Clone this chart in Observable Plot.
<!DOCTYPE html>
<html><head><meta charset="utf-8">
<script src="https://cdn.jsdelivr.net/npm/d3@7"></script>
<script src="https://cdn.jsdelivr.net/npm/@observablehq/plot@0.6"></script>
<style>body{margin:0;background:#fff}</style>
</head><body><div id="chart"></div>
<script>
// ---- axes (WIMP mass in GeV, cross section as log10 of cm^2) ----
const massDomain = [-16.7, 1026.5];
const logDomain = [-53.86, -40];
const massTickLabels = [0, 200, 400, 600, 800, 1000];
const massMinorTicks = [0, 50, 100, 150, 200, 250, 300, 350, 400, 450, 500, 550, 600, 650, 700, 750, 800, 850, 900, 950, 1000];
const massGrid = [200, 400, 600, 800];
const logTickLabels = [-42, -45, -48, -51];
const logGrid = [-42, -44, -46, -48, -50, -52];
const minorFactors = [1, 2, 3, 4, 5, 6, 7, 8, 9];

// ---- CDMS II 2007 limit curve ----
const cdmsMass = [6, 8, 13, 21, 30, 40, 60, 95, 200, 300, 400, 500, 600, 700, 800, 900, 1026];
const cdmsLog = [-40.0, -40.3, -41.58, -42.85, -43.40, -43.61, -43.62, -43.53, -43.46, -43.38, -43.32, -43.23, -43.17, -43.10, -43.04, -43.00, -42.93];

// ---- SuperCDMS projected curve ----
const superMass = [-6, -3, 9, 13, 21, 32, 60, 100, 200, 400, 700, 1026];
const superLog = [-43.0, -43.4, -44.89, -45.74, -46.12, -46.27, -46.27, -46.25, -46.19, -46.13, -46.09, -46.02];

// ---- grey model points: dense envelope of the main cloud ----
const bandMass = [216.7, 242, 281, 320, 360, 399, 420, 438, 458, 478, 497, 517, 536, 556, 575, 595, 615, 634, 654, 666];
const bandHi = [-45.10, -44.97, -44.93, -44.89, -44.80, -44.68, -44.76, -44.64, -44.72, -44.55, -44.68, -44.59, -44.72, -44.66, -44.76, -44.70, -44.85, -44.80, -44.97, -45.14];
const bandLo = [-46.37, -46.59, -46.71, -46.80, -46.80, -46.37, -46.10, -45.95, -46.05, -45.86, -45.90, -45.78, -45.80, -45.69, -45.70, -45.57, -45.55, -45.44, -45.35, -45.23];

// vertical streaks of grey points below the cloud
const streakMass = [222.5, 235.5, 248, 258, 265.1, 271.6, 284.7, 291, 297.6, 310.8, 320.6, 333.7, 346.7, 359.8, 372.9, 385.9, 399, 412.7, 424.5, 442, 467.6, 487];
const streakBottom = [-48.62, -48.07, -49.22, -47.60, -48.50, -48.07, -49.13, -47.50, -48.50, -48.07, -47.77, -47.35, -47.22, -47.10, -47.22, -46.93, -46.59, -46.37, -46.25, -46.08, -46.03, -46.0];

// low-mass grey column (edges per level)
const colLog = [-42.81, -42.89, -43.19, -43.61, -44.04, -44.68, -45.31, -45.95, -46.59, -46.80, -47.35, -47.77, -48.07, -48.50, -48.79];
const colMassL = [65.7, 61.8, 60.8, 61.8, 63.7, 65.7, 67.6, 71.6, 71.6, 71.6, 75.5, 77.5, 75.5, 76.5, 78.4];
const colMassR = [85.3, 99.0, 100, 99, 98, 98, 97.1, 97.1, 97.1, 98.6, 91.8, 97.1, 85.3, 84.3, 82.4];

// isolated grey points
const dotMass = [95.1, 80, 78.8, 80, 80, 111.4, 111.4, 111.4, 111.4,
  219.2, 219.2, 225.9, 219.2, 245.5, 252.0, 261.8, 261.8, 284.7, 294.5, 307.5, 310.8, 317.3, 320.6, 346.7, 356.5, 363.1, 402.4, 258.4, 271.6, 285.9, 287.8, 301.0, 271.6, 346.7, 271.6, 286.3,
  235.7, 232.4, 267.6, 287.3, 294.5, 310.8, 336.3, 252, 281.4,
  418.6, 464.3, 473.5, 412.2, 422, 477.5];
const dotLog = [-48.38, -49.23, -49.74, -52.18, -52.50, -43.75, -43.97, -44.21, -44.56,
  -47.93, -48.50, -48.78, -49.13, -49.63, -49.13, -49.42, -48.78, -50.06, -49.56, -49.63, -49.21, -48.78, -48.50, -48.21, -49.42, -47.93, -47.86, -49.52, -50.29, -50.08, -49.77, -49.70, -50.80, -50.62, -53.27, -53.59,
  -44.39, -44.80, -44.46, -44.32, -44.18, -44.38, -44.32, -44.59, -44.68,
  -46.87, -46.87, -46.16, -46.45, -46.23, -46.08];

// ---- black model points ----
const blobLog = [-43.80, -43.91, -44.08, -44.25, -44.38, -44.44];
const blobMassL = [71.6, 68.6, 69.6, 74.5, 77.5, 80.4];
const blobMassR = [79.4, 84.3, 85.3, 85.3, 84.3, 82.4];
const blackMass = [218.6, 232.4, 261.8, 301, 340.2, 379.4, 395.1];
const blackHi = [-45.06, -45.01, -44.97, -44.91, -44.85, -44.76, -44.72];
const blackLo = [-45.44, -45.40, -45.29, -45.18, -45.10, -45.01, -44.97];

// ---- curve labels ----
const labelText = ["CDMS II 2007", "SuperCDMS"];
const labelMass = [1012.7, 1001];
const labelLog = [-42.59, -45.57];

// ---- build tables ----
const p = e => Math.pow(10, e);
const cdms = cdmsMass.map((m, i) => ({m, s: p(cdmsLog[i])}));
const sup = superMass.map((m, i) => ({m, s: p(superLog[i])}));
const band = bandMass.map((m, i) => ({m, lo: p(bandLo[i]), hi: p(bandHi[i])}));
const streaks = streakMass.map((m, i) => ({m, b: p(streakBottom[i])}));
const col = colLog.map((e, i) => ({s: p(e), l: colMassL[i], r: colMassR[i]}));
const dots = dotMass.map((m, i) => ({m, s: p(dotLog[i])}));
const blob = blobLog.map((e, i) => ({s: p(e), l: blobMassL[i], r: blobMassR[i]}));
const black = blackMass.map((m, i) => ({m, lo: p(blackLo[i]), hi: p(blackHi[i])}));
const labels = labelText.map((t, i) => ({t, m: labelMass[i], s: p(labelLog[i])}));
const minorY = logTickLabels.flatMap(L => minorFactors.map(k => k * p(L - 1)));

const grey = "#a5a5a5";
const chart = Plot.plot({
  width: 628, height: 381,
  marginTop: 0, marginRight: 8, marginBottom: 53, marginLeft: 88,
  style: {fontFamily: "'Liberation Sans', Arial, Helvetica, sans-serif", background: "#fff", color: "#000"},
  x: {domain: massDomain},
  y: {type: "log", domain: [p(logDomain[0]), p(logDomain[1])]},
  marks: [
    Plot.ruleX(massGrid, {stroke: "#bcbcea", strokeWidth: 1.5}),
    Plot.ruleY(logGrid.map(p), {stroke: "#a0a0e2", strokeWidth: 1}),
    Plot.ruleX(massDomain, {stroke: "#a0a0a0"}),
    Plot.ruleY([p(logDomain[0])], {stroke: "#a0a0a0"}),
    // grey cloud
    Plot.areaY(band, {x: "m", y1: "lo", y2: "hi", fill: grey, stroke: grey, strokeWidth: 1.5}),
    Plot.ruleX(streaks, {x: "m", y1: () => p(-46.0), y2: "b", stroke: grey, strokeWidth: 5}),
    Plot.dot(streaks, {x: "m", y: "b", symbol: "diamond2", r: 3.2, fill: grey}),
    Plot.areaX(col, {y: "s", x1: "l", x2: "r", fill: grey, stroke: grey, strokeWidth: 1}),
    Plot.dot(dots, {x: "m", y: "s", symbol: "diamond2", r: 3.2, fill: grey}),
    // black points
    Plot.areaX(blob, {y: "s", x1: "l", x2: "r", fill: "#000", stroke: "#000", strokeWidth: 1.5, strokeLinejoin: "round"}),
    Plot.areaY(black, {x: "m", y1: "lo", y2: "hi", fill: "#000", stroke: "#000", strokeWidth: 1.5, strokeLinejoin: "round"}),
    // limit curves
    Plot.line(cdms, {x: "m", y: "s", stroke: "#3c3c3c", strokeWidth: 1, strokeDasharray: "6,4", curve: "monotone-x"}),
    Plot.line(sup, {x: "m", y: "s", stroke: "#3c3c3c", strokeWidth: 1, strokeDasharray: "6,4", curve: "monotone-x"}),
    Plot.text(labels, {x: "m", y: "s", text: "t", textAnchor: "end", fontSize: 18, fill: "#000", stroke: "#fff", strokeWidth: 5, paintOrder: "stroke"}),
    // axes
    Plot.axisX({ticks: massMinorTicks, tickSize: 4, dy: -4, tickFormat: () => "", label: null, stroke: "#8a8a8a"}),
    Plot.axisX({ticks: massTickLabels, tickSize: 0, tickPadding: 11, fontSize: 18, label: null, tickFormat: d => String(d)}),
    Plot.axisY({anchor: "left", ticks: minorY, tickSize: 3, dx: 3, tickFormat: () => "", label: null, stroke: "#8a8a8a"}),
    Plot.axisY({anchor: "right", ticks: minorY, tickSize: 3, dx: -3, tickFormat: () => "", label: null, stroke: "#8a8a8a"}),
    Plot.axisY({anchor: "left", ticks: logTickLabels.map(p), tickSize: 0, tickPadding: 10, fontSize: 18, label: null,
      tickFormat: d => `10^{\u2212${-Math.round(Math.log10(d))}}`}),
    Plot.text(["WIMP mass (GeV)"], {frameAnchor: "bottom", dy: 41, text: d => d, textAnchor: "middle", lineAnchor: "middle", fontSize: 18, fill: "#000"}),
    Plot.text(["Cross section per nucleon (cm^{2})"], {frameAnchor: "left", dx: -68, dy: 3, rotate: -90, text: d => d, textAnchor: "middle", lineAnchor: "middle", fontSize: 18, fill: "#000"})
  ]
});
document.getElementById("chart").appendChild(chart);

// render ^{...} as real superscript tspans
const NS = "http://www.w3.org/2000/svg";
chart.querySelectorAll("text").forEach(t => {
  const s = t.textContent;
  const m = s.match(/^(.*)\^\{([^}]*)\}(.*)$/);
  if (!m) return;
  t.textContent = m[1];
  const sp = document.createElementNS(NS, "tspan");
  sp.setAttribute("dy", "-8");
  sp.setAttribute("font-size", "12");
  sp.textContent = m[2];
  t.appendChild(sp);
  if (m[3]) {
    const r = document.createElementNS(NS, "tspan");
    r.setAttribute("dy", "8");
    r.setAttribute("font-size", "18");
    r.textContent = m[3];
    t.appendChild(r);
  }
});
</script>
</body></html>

· · · ·

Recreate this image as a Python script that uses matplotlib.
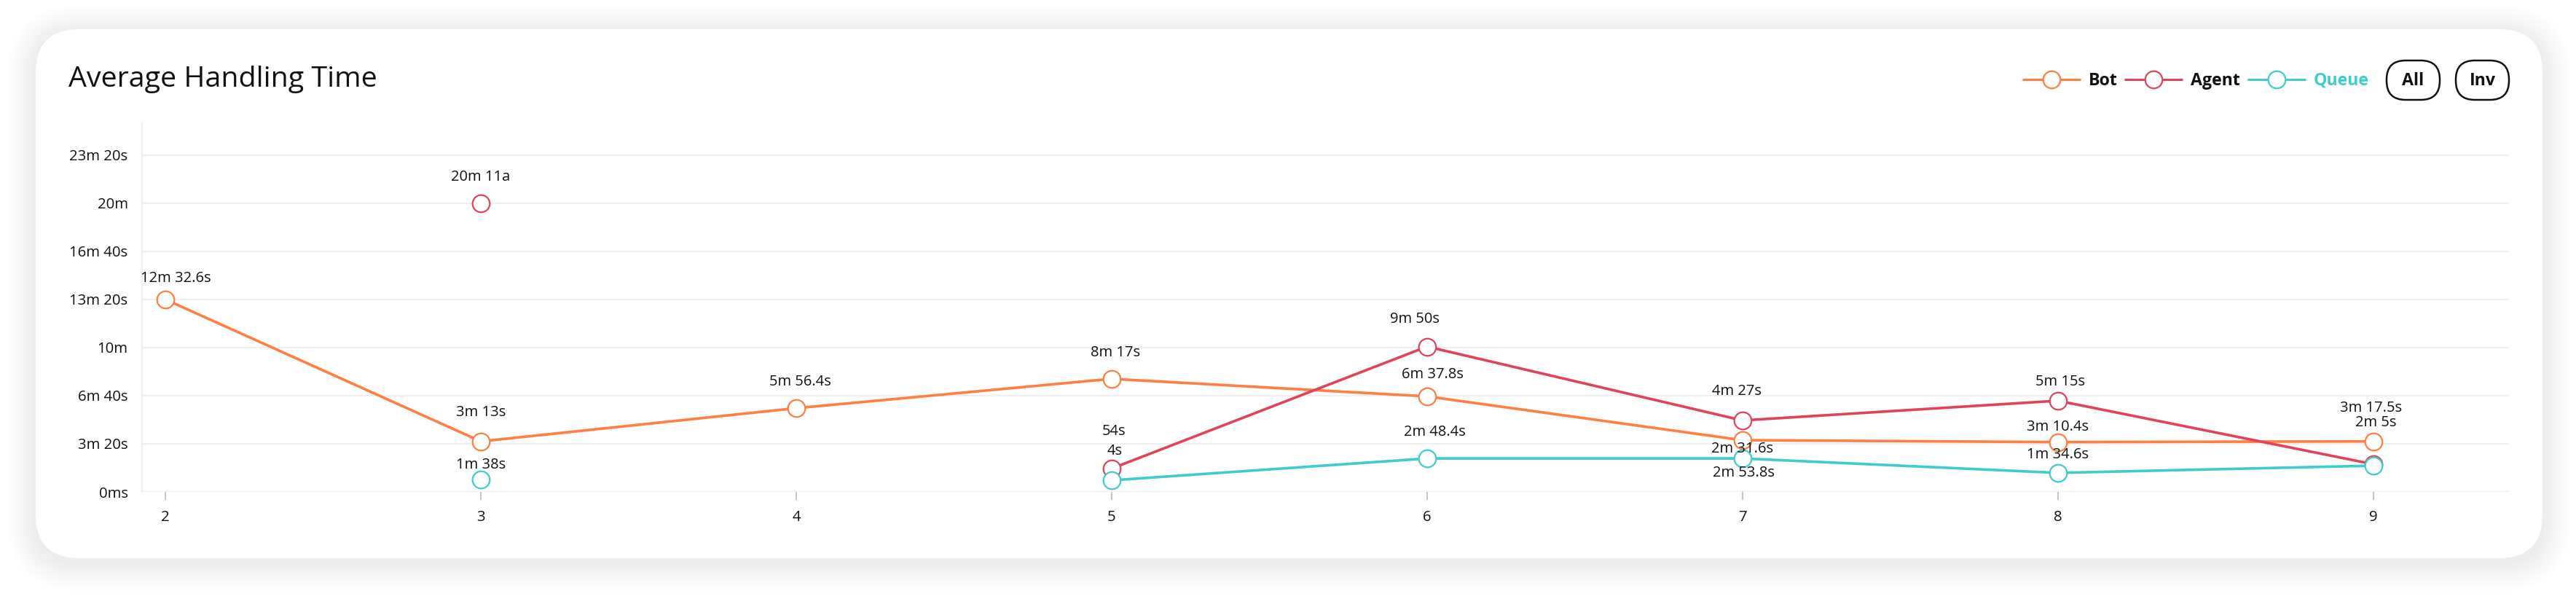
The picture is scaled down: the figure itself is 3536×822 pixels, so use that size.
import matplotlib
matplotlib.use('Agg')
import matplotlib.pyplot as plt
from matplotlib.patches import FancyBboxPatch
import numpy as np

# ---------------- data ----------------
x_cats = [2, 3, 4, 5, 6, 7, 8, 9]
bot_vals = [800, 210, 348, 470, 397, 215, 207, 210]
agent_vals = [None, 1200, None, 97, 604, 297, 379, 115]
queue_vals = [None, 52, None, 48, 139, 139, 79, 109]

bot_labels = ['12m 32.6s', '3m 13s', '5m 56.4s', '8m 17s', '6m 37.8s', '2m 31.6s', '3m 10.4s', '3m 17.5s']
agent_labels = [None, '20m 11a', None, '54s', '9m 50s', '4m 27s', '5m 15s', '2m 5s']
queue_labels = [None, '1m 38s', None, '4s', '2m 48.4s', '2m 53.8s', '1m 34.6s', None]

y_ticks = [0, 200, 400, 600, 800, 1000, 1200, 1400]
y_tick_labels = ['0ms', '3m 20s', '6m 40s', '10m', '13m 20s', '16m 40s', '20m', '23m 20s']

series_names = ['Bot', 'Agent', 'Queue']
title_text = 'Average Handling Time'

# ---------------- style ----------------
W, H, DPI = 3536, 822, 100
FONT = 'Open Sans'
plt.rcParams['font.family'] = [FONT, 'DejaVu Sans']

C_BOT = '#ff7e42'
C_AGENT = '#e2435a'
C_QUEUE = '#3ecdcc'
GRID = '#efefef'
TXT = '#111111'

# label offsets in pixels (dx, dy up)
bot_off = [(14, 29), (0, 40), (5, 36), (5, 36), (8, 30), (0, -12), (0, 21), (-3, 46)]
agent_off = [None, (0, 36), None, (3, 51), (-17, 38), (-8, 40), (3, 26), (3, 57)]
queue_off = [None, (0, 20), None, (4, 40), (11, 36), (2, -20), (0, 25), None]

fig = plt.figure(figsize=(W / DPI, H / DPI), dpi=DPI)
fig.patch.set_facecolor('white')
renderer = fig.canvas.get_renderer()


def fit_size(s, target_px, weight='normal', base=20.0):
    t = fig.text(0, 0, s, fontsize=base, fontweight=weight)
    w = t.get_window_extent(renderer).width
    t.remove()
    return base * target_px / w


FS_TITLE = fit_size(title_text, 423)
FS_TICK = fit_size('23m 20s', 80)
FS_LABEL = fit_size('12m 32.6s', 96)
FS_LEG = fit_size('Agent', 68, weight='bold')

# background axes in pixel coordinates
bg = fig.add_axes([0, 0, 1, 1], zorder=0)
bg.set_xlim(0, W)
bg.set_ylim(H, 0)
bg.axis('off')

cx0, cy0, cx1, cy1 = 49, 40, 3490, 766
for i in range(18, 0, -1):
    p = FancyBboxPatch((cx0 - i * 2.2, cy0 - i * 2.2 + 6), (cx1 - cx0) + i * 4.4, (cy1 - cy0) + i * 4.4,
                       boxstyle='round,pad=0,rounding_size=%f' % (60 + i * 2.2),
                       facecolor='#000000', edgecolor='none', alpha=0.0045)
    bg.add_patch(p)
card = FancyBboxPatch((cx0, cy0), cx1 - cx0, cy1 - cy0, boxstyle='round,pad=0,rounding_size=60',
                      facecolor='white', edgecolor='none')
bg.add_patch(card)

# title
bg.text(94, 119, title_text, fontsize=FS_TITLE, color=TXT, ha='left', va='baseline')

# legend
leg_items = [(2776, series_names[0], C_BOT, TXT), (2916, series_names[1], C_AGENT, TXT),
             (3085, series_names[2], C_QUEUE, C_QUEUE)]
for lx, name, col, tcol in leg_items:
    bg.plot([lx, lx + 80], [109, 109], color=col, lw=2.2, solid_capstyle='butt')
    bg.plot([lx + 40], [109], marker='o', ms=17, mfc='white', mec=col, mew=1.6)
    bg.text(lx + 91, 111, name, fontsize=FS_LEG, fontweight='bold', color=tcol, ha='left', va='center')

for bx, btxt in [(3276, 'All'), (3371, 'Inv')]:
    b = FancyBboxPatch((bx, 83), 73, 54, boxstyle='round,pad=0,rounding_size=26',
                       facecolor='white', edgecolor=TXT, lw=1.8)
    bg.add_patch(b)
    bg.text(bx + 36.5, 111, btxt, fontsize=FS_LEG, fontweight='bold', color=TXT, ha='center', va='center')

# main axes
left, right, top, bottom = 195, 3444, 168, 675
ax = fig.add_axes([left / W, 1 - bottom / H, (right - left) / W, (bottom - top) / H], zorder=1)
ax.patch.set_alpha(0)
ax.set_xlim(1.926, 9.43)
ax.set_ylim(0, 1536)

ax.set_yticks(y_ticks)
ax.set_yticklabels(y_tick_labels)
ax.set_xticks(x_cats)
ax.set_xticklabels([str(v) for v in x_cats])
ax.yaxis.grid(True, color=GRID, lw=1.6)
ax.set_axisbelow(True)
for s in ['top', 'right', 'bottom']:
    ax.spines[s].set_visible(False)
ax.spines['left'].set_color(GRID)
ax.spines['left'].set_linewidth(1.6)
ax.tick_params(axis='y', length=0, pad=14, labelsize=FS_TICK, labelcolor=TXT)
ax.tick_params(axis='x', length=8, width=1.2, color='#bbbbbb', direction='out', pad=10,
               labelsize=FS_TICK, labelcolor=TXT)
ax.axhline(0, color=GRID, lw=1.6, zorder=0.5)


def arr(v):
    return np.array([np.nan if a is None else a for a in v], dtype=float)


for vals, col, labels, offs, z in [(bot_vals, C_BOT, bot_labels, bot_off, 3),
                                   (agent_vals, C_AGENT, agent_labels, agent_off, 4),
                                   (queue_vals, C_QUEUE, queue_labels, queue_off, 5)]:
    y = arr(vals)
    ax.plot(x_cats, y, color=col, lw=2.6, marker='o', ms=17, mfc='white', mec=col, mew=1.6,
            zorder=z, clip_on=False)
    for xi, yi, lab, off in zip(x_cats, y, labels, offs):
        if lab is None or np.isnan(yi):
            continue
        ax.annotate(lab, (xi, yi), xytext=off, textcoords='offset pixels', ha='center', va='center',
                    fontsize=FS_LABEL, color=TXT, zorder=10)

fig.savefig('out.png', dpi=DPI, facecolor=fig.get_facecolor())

· · · ·

• [The request]: Filter the data, keeping only the lines that contain "matplotlib".

• [Written solution]:
Recreate this image as a Python script that uses matplotlib.
import matplotlib
matplotlib.use('Agg')
import matplotlib.pyplot as plt
from matplotlib.patches import FancyBboxPatch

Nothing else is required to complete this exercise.